Mandahl Convenience Center Nearing Completion, VIWMA Says

Construction of St. Thomas’s first waste disposal Convenience Center is between 60 and 70 percent complete, the V.I. Waste Management Authority said Wednesday. The center, which is being built at the former site of the Mandahl collection bins near the Mahogany Run Gulf Course, is part of an effort to replace bin sites with a cleaner, more consolidated waste collection system.

Convenience Centers, according to VIWMA press material, are "facilities that provide one or more portable waste containers which are used for the collection solid waste for transport to a solid waste disposal site."

Mario Leonard, director of solid waste for the St. Thomas-St. John district, said that the VIWMA expects to eventually construct approximately four Convenience Centers on St. Croix, two on St. John, four or five on St. Thomas and one on Water Island. The average estimated costs of building the centers is approximately $1 million each depending on size and services offered, he said.

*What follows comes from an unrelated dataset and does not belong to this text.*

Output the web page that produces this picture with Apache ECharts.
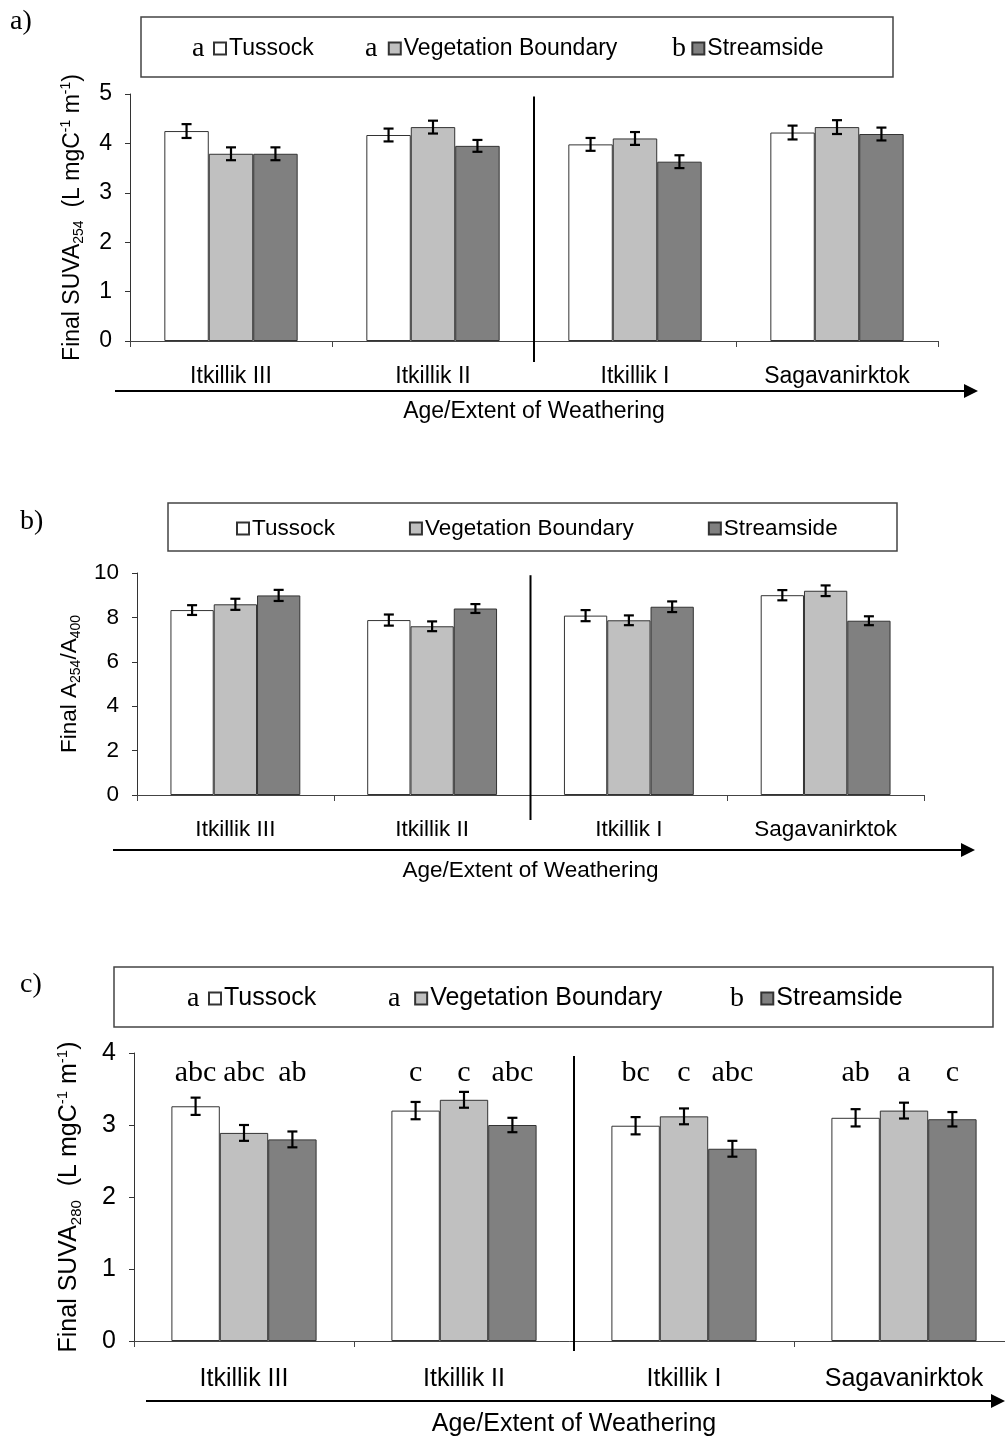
<!DOCTYPE html>
<html>
<head>
<meta charset="UTF-8">
<title>Final SUVA and A254/A400 by site</title>
<script src="https://cdn.jsdelivr.net/npm/echarts@6/dist/echarts.min.js"></script>
<style>body{margin:0;background:#fff}</style>
</head>
<body>
<div id="main" style="width:1005px;height:1439px;"></div>
<script type="text/javascript">
var categories = ['Itkillik III', 'Itkillik II', 'Itkillik I', 'Sagavanirktok'];
var siteNames = ['Tussock', 'Vegetation Boundary', 'Streamside'];
var siteColors = ['#ffffff', '#c0c0c0', '#808080'];

// a) final SUVA254, one row per site (Tussock, Vegetation Boundary, Streamside)
var suva254 = [[4.25, 4.17, 3.98, 4.22], [3.79, 4.33, 4.10, 4.33], [3.79, 3.95, 3.63, 4.19]];
var suva254Err = [[0.14, 0.13, 0.13, 0.14], [0.13, 0.13, 0.13, 0.14], [0.13, 0.12, 0.13, 0.13]];

// b) final A254/A400
var ratio = [[8.33, 7.88, 8.08, 9.00], [8.59, 7.60, 7.87, 9.20], [8.99, 8.40, 8.48, 7.85]];
var ratioErr = [[0.22, 0.25, 0.25, 0.23], [0.25, 0.22, 0.22, 0.24], [0.25, 0.20, 0.24, 0.20]];

// c) final SUVA280
var suva280 = [[3.26, 3.20, 2.99, 3.10], [2.89, 3.35, 3.12, 3.20], [2.80, 3.00, 2.67, 3.08]];
var suva280Err = [[0.12, 0.12, 0.12, 0.12], [0.11, 0.11, 0.11, 0.11], [0.11, 0.10, 0.11, 0.10]];
var suva280Letters = [['abc', 'c', 'bc', 'ab'], ['abc', 'c', 'c', 'a'], ['ab', 'abc', 'abc', 'c']];

var legendLetters = ['a', 'a', 'b'];
var xName = 'Age/Extent of Weathering';

var SANS = '"Liberation Sans", Arial, sans-serif';
var SERIF = '"Liberation Serif", "Times New Roman", serif';
var BAR_PCT = 0.22;

var panels = [
  {
    tag: 'a)', tagPos: [10, 22],
    grid: { left: 130, top: 94, width: 808, height: 247 },
    max: 5, interval: 1, values: suva254, errs: suva254Err, font: 23,
    yName: '{t|Final SUVA}{s|254}{t|  (L mgC}{p|-1}{t| m}{p|-1}{t|)}', yGap: 44,
    labelMargin: 24, xGap: 59, sepExt: 21,
    box: [141, 17, 752, 60], legend: { left: 213, top: 37, gap: 74 },
    letters: legendLetters, letterX: [192, 365, 672],
    arrow: [115, 978, 391]
  },
  {
    tag: 'b)', tagPos: [20, 522],
    grid: { left: 137, top: 573, width: 787, height: 222 },
    max: 10, interval: 2, values: ratio, errs: ratioErr, font: 22.5,
    yName: '{t|Final A}{s|254}{t|/A}{s|400}', yGap: 52,
    labelMargin: 23, xGap: 64, sepExt: 25,
    box: [168, 503, 729, 48], legend: { left: 236, top: 517, gap: 74 },
    letters: null,
    arrow: [113, 975, 850]
  },
  {
    tag: 'c)', tagPos: [20, 985],
    grid: { left: 134, top: 1053, width: 880, height: 288 },
    max: 4, interval: 1, values: suva280, errs: suva280Err, font: 25,
    yName: '{t|Final SUVA}{s|280}{t|  (L mgC}{p|-1}{t| m}{p|-1}{t|)}', yGap: 50,
    labelMargin: 26, xGap: 71, sepExt: 10,
    box: [114, 967, 879, 60], legend: { left: 208, top: 986, gap: 98 },
    letters: legendLetters, letterX: [187, 388, 730],
    arrow: [146, 1005, 1401],
    barLetters: suva280Letters, letterLevel: 3.72
  }
];

function errorBarRender(params, api) {
  var cat = api.value(0), v = api.value(1), e = api.value(2), s = api.value(3);
  var band = api.size([1, 0])[0];
  var hi = api.coord([cat, v + e]);
  var lo = api.coord([cat, v - e]);
  var x = hi[0] + (s - 1) * band * BAR_PCT;
  var cap = 5;
  var st = { stroke: '#000', lineWidth: 2.2 };
  return {
    type: 'group',
    children: [
      { type: 'line', shape: { x1: x, y1: hi[1], x2: x, y2: lo[1] }, style: st },
      { type: 'line', shape: { x1: x - cap, y1: hi[1], x2: x + cap, y2: hi[1] }, style: st },
      { type: 'line', shape: { x1: x - cap, y1: lo[1], x2: x + cap, y2: lo[1] }, style: st }
    ]
  };
}

function separatorRender(ext) {
  return function (params, api) {
    var cat = api.value(0), top = api.value(1);
    var p1 = api.coord([cat, top]);
    var p2 = api.coord([cat + 1, top]);
    var base = api.coord([cat, 0]);
    var x = (p1[0] + p2[0]) / 2;
    return {
      type: 'line',
      shape: { x1: x, y1: p1[1], x2: x, y2: base[1] + ext },
      style: { stroke: '#000', lineWidth: 2 }
    };
  };
}

function letterRender(letters) {
  return function (params, api) {
    var cat = api.value(0), lvl = api.value(1), s = api.value(2);
    var band = api.size([1, 0])[0];
    var p = api.coord([cat, lvl]);
    return {
      type: 'text',
      x: p[0] + (s - 1) * band * BAR_PCT,
      y: p[1],
      style: {
        text: letters[s][cat], fill: '#000', fontSize: 30, fontFamily: SERIF,
        align: 'center', verticalAlign: 'middle'
      }
    };
  };
}

var option = {
  backgroundColor: '#fff',
  animation: false,
  grid: [], xAxis: [], yAxis: [], legend: [], series: [], graphic: []
};

panels.forEach(function (pn, i) {
  option.grid.push(Object.assign({ outerBoundsMode: 'none', containLabel: false }, pn.grid));

  option.xAxis.push({
    type: 'category', gridIndex: i, data: categories,
    axisLine: { lineStyle: { color: '#444', width: 1 } },
    axisTick: { show: true, length: 6, lineStyle: { color: '#444' } },
    axisLabel: { color: '#000', fontSize: pn.font, fontFamily: SANS, margin: pn.labelMargin },
    name: xName, nameLocation: 'middle', nameGap: pn.xGap,
    nameTextStyle: { color: '#000', fontSize: pn.font, fontFamily: SANS },
    splitLine: { show: false }
  });

  var nm = pn.font;
  option.yAxis.push({
    type: 'value', gridIndex: i, min: 0, max: pn.max, interval: pn.interval,
    axisLine: { show: true, lineStyle: { color: '#333', width: 1 } },
    axisTick: { show: true, length: 5, lineStyle: { color: '#333' } },
    axisLabel: { color: '#000', fontSize: pn.font, fontFamily: SANS, margin: 18 },
    splitLine: { show: false },
    name: pn.yName, nameLocation: 'middle', nameRotate: 90, nameGap: pn.yGap,
    nameTextStyle: {
      rich: {
        t: { fontSize: nm, fontFamily: SANS, color: '#000', lineHeight: nm + 4 },
        s: { fontSize: Math.round(nm * 0.6), fontFamily: SANS, color: '#000', verticalAlign: 'bottom' },
        p: { fontSize: Math.round(nm * 0.6), fontFamily: SANS, color: '#000', verticalAlign: 'top' }
      }
    }
  });

  option.legend.push({
    data: siteNames, left: pn.legend.left, top: pn.legend.top, itemGap: pn.legend.gap,
    padding: 0, itemWidth: 12, itemHeight: 12, icon: 'rect', selectedMode: false,
    textStyle: { color: '#000', fontSize: pn.font, fontFamily: SANS, padding: [0, 0, 0, -2] }
  });

  siteNames.forEach(function (name, s) {
    option.series.push({
      type: 'bar', name: name, xAxisIndex: i, yAxisIndex: i,
      data: pn.values[s], barWidth: (BAR_PCT * 100) + '%', barGap: '0%',
      itemStyle: { color: siteColors[s], borderColor: '#333', borderWidth: 1 },
      z: 2
    });
  });

  var errData = [];
  pn.values.forEach(function (row, s) {
    row.forEach(function (v, c) { errData.push([c, v, pn.errs[s][c], s]); });
  });
  option.series.push({
    type: 'custom', xAxisIndex: i, yAxisIndex: i, renderItem: errorBarRender,
    encode: { x: 0, y: 1 }, data: errData, z: 5, silent: true
  });

  option.series.push({
    type: 'custom', xAxisIndex: i, yAxisIndex: i, renderItem: separatorRender(pn.sepExt),
    encode: { x: 0, y: 1 }, data: [[1, pn.max * 0.99]], z: 5, silent: true
  });

  if (pn.barLetters) {
    var letterData = [];
    pn.barLetters.forEach(function (row, s) {
      row.forEach(function (t, c) { letterData.push([c, pn.letterLevel, s]); });
    });
    option.series.push({
      type: 'custom', xAxisIndex: i, yAxisIndex: i, renderItem: letterRender(pn.barLetters),
      encode: { x: 0, y: 1 }, data: letterData, z: 5, silent: true
    });
  }

  // panel tag
  option.graphic.push({
    type: 'text', x: pn.tagPos[0], y: pn.tagPos[1],
    style: { text: pn.tag, fontSize: 28, fontFamily: SERIF, fill: '#000', verticalAlign: 'middle' }
  });
  // legend frame
  option.graphic.push({
    type: 'rect', shape: { x: pn.box[0], y: pn.box[1], width: pn.box[2], height: pn.box[3] },
    style: { fill: 'none', stroke: '#444', lineWidth: 1.5 }, z: -1
  });
  // significance letters in legend
  if (pn.letters) {
    pn.letters.forEach(function (t, k) {
      option.graphic.push({
        type: 'text', x: pn.letterX[k], y: pn.box[1] + pn.box[3] / 2 + 2,
        style: { text: t, fontSize: 28, fontFamily: SERIF, fill: '#000', verticalAlign: 'middle' }
      });
    });
  }
  // weathering arrow
  var a = pn.arrow;
  option.graphic.push({
    type: 'group', children: [
      { type: 'line', shape: { x1: a[0], y1: a[2], x2: a[1] - 12, y2: a[2] }, style: { stroke: '#000', lineWidth: 2 } },
      { type: 'polygon', shape: { points: [[a[1] - 14, a[2] - 7], [a[1], a[2]], [a[1] - 14, a[2] + 7]] }, style: { fill: '#000' } }
    ]
  });
});

var myChart = echarts.init(document.getElementById('main'));
myChart.setOption(option);
</script>
</body>
</html>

The first Convenience Center in the territory opened in Peter’s Rest on St. Croix in 2013. The others are in various planning or design stages.

Open Bins around the territory are expected to be slowly phased out, a process which has already begun.

Of the 26 disposal sites listed for St. Thomas on VIWMA’s website, 19 are currently in service. That number will rise to 20 when the Mandahl Convenience center is operational. Four disposal sites are currently in service on St. Croix and 25 are in service on St. John.

Leonard said that bins and carts are removed for various reasons including health and safety, as with carts removed from Commandant Gade on St. Thomas this month, environmental reasons, or at the request of property owners where they were initially sited without contracts.

All bins of six, eight and 20 yards, however, will eventually be removed from service, Leonard said, as the territory moves to a fee-based collection system. House to house collection will be expanded to serve most residents who previously utilized bin sites.

"A variety of vehicle types will be employed to traverse the steep slopes, narrow roads and stair streets in areas like Garden Street," Leonard said, referring to a difficult road on St. Thomas.

The VIWMA is attempting to address requirements mandated by federal consent decrees by developing infrastructure for recycling and waste-energy programs, said Leonard, but funding is currently a problem.

"Significantly more resources are needed than what is currently being spent, at least in the near term," he said.

Margaritaville Resort has committed to donate a half-acre site for a Convenience Center in Smith Bay. Funding for construction, however, is still to be identified.

The VIWMA said it is currently working with the Smith Bay community to identify a temporary site to replace bins that were closed near the entrance to Margaritaville on June 19, Leonard said. In the meantime, residents will have to utilize bin sites at Nazareth or other locations.